Learn to take a break at work when your workload becomes too much, and how to keep doing it consistently to protect yourself from burnout.
According to a recent study of Staples employees, many of them feel guilty about taking breaks at work other than their lunch break, despite working longer-than-average shifts. Even with 90 percent of bosses encouraging regular breaks and 86 percent of workers agreeing that they make them more productive, more than a quarter of employees neglect to take them when working more than 8 hours in a shift.
Short and Sweet
- Breaks keep us from getting bored – The human brain simply wasn’t meant for extended focus. If it does the same thing for too long, it gets bored. Small breaks in between break up the monotony, refresh the mind, and can actually increase focus on the task at hand.
- Breaks help retain information and make connections – Your brain can’t be “on” all the time. It also needs time to ruminate, daydream, compile and make connections among the information it’s receiving. It’s when we’re in this “diffused” mode of thinking, when we are doing the opposite of focusing, that difficult problems are processed and solved.
- Breaks help evaluate goals – Working a continuous task for too long can leave you feeling like you wandered into the tall grass, making it easy to lose focus, says Harvard Business Review. Taking short breaks gives you pit stops along the way, allowing you think globally for a few seconds, and helping you stay mindful of objectives.
So if we all know the rejuvenating benefits of taking breaks at work, why do 76 percent of workers feel tired most of the week, with 15 percent admitting to falling asleep at work? The answer may be that renewing one’s self at work is a skill that needs to be practiced, and we’re just not getting the right encouragement.
Tony Schwartz is CEO of Energy Project, a consultancy that helps Fortune 500 companies get more productivity out of workers by getting more serious about how they take breaks and renew their energy over the course of a workday. He explains the core dilemma in a New York Times Op-Ed:
“Taking more time off is counterintuitive for most of us. The idea is also at odds with the prevailing work ethic in most companies, where downtime is typically viewed as time wasted… In most workplaces, rewards still accrue to those who push the hardest and most continuously over time. But that doesn’t mean they’re the most productive.”
When our workloads increase, Schwartz argues, our tendency is to hunker down and work even harder and longer, which only exhausts our brainpower more quickly, lowering the overall quality of work in the long run. Taking small pit stops during the day is more conducive to the way our brain naturally works; greatly increasing focus in short bursts, resulting in higher overall productivity and energy levels.

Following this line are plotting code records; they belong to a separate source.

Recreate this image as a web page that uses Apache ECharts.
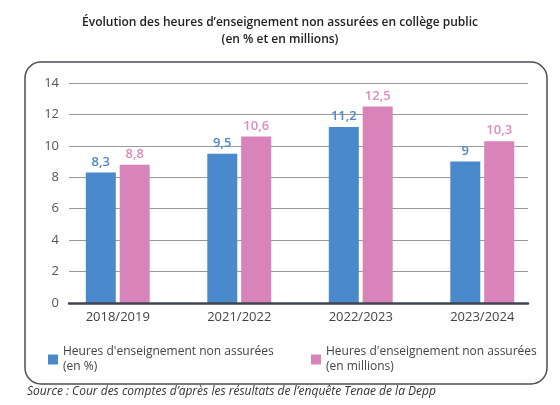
<!DOCTYPE html>
<html>
<head>
<meta charset="utf-8">
<script src="https://cdn.jsdelivr.net/npm/echarts@6/dist/echarts.min.js"></script>
<style>
  html, body { margin: 0; padding: 0; background: #fff; }
  #chart { width: 560px; height: 405px; }
</style>
</head>
<body>
<div id="chart"></div>
<script>
// données
var annees = ['2018/2019', '2021/2022', '2022/2023', '2023/2024'];
var heuresPct = [8.3, 9.5, 11.2, 9];
var heuresMillions = [8.8, 10.6, 12.5, 10.3];
var nomPct = "Heures d'enseignement non assurées\n(en %)";
var nomMillions = "Heures d'enseignement non assurées\n(en millions)";

var BLEU = '#4a89cb';
var ROSE = '#d883b9';
var police = "'Open Sans', 'Noto Sans', sans-serif";

var chart = echarts.init(document.getElementById('chart'));

function virgule(p) {
	return String(p.value).replace('.', ',');
}

var styleLegende = {
	fontFamily : police,
	fontSize : 12,
	color : '#444',
	lineHeight : 15,
	padding : [ 15, 0, 0, 0 ]
};

var option = {
	textStyle : { fontFamily : police },
	title : {
		text : 'Évolution des heures d’enseignement non assurées en collège public\n(en % et en millions)',
		left : 'center',
		top : 9,
		textStyle : {
			fontFamily : police,
			fontSize : 12,
			fontWeight : 600,
			color : '#222',
			lineHeight : 17
		}
	},
	legend : [ {
		data : [ nomPct ],
		left : 43,
		top : 332,
		itemWidth : 10,
		itemHeight : 10,
		itemGap : 6,
		icon : 'rect',
		selectedMode : false,
		textStyle : styleLegende
	}, {
		data : [ nomMillions ],
		left : 306,
		top : 332,
		itemWidth : 10,
		itemHeight : 10,
		icon : 'rect',
		selectedMode : false,
		textStyle : styleLegende
	} ],
	grid : [
		// grille des barres
		{ left : 57, right : 17, top : 83, bottom : 102 },
		// grille des lignes horizontales
		{ left : 69, right : 32, top : 83, bottom : 102 }
	],
	xAxis : [ {
		gridIndex : 0,
		type : 'category',
		data : annees,
		axisLine : { show : false },
		axisTick : { show : false },
		axisLabel : { fontFamily : police, fontSize : 13, color : '#444', margin : 8 }
	}, {
		gridIndex : 1,
		type : 'category',
		data : annees,
		axisLine : { show : true, lineStyle : { color : '#3f4550', width : 2.5 } },
		axisTick : { show : false },
		axisLabel : { show : false },
		z : 5
	} ],
	yAxis : [ {
		gridIndex : 0,
		type : 'value',
		min : 0,
		max : 14,
		interval : 2,
		show : false
	}, {
		gridIndex : 1,
		type : 'value',
		min : 0,
		max : 14,
		interval : 2,
		axisLine : { show : false },
		axisTick : { show : false },
		axisLabel : { fontFamily : police, fontSize : 13, color : '#555', margin : 10 },
		splitLine : { lineStyle : { color : '#9a9a9a', width : 1 } }
	} ],
	series : [ {
		name : nomPct,
		type : 'bar',
		xAxisIndex : 0,
		yAxisIndex : 0,
		data : heuresPct,
		barWidth : 30,
		barGap : '13%',
		itemStyle : { color : BLEU },
		label : {
			show : true,
			position : 'top',
			distance : 4,
			formatter : virgule,
			fontFamily : police,
			fontSize : 13,
			fontWeight : 600,
			color : '#4f88c6'
		},
		z : 3
	}, {
		name : nomMillions,
		type : 'bar',
		xAxisIndex : 0,
		yAxisIndex : 0,
		data : heuresMillions,
		barWidth : 30,
		itemStyle : { color : ROSE },
		label : {
			show : true,
			position : 'top',
			distance : 4,
			formatter : virgule,
			fontFamily : police,
			fontSize : 13,
			fontWeight : 600,
			color : '#df8cc3'
		},
		z : 3
	} ],
	graphic : [ {
		type : 'rect',
		shape : { x : 25, y : 62, width : 522, height : 322, r : 16 },
		style : { fill : null, stroke : '#4a4f57', lineWidth : 1.5 },
		silent : true
	}, {
		type : 'text',
		left : 27,
		top : 386,
		style : {
			text : 'Source : Cour des comptes d’après les résultats de l’enquête Tenae de la Depp',
			font : 'italic 12px ' + police,
			fill : '#333'
		}
	} ],
	animation : false
};

chart.setOption(option);
</script>
</body>
</html>
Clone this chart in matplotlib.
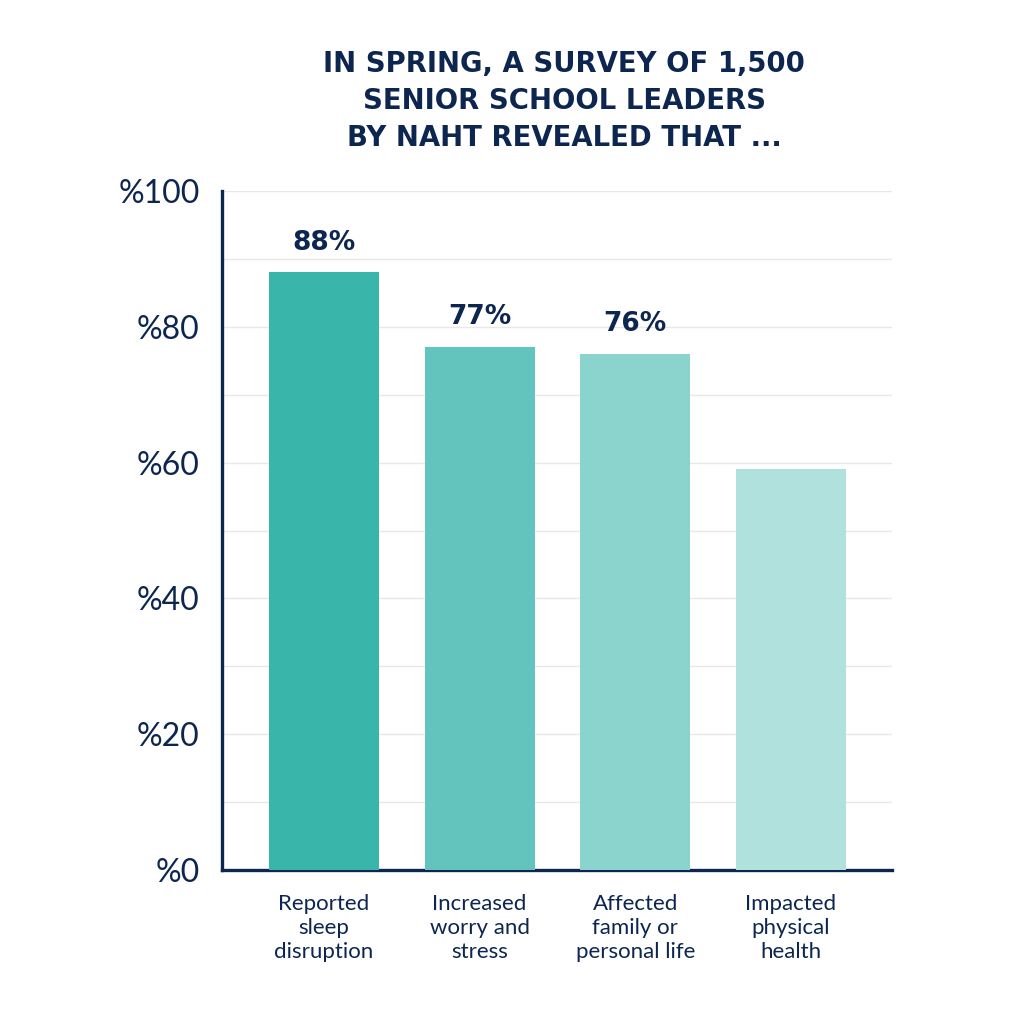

More important, breaking frequently during the day goes a long way to preventing employee burnout, which can understandably wreak havoc on engagement. A 2012 Towers Watson study found that the top two drivers of performance were having leaders who demonstrate a sincere interest in employee well-being and having manageable stress levels with a reasonable work/life balance. Getting your employees to be more conscious about their personal time than their work time is not always easy, but necessary. To paraphrase an old saying, people may be “willing,” but they may not always be “able”. The mind needs rest just like the body does.
But never fear, we’re here to help. There are three prevailing strategies for taking breaks effectively at work:
- Ultradian Method – Based on our brain’s natural Ultradian rhythms, the Ultradian Method breaks the day into 90-minute blocks of activity balanced with 20-minute blocks of rest in between. Work on a task for 90 minutes, break for 20. Our brains expend glucose and oxygen when working – quite a bit for an organ of its size – and it gets burned up no matter what task you’re doing. The Ultradian rhythm serves as our brain’s internal recharge timer, and following it helps to keep your fuel levels consistent throughout the day.
- The 52-17 Method – If you want to get really scientific, the 52-17 Method was developed by observing how the most productive employees work, and winnowing down the results to reach the optimal balance of work and rest per hour, which you can probably guess is 52-minute blocks of work countered by 17-minute blocks of rest. While similar to the Ultradian Method, the 52-17 creators argue that the slightly shortened timeframe does a better job and getting employees to treat each work block as a sprint, resulting in more intense focus on tasks.
- “Pomodoro” Technique – Developed in the late 1980s and named after the Italian word for “tomato”, the Pomodoro Technique breaks the workday up into 25-minute intervals (each 25-minute block is called a “pomodori”). The employee sets a timer at their desk, works on a task for one pomodori then takes a short 3-5 minute break. After four pomodori, the employee takes a longer break of 15-30 minutes. It’s a bit more complex than its counterparts, but adding in the micro-breaks between longer ones increases overlearning and gives the brain much needed downtime to assimilate new ideas.
Take it Easy
So however you take a break at work, the point is to choose a reliable method and learn to do it when your workload becomes too much, and to keep doing it consistently to protect yourself from burnout. In a world where a 47-hour work week is the norm, paid maternity leave isn’t mandatory, and unused vacation time is at a 40-year high, it’s an essential survival skill.